Our projections of climate will be based on the scenarios organized by ACIA. We will choose two scenarios that represent a range in temperature and precipitation changes over the region. Because these climate change scenarios are not well matched to contemporary climate at the regional scale, we will reprocess the scenarios so they represent smooth changes from a baseline current climate; we will use a methodology similar to that used in earlier studies by McGuire. The procedure will allow us to drive TEM-ALFRESCO with a climate data set that smoothly crosses from the historical into the projected period and avoids artificial transient jumps of land cover change and carbon storage at that boundary.
One way in which we will evaluate how improved understanding of vegetation- and permafrost-induced changes in fire frequency and severity affect carbon storage in interior Alaska will be to compare carbon dynamics from a “control” version of TEM-ALFRESCO with a version that has been modified to consider improved understanding that is relevant to TEM and ALFRESCO. Specifically, the new version of TEM-ALFRESCO will incorporate understanding gained from several research activities: fire probability changes in ALFRESCO (LD1-1); fire severity effects on carbon storage in TEM (LD1-2) and post-fire succession in ALFRESCO (FD1-3 and LD1-2); and post-fire successional changes in TEM (BG2-1).
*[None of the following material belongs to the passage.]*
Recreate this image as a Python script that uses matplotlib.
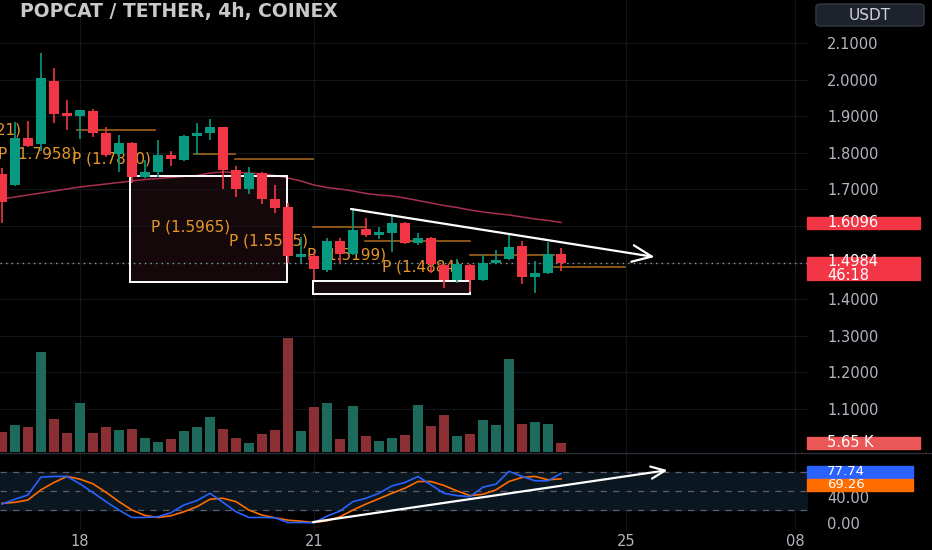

We will modify TEM and ALFRESCO based on one issue at a time and then compare the control and newly modified version of TEM-ALFRESCO so that we can evaluate how to which issues carbon storage of interior Alaska is vulnerable.
To evaluate the importance of the degree to which permafrost dynamics affects carbon storage in response to a warming climate, we will conduct two simulations in which (1) permafrost and other processes respond to the warming climate and (2) permafrost responds to a detrended climate while other processes respond to a warming climate. These projections of permafrost dynamics will build on research of Romanovsky in LDF2-2. A result in which the dynamics of carbon storage varies substantially between these simulations would indicate that carbon storage is vulnerable to permafrost dynamics.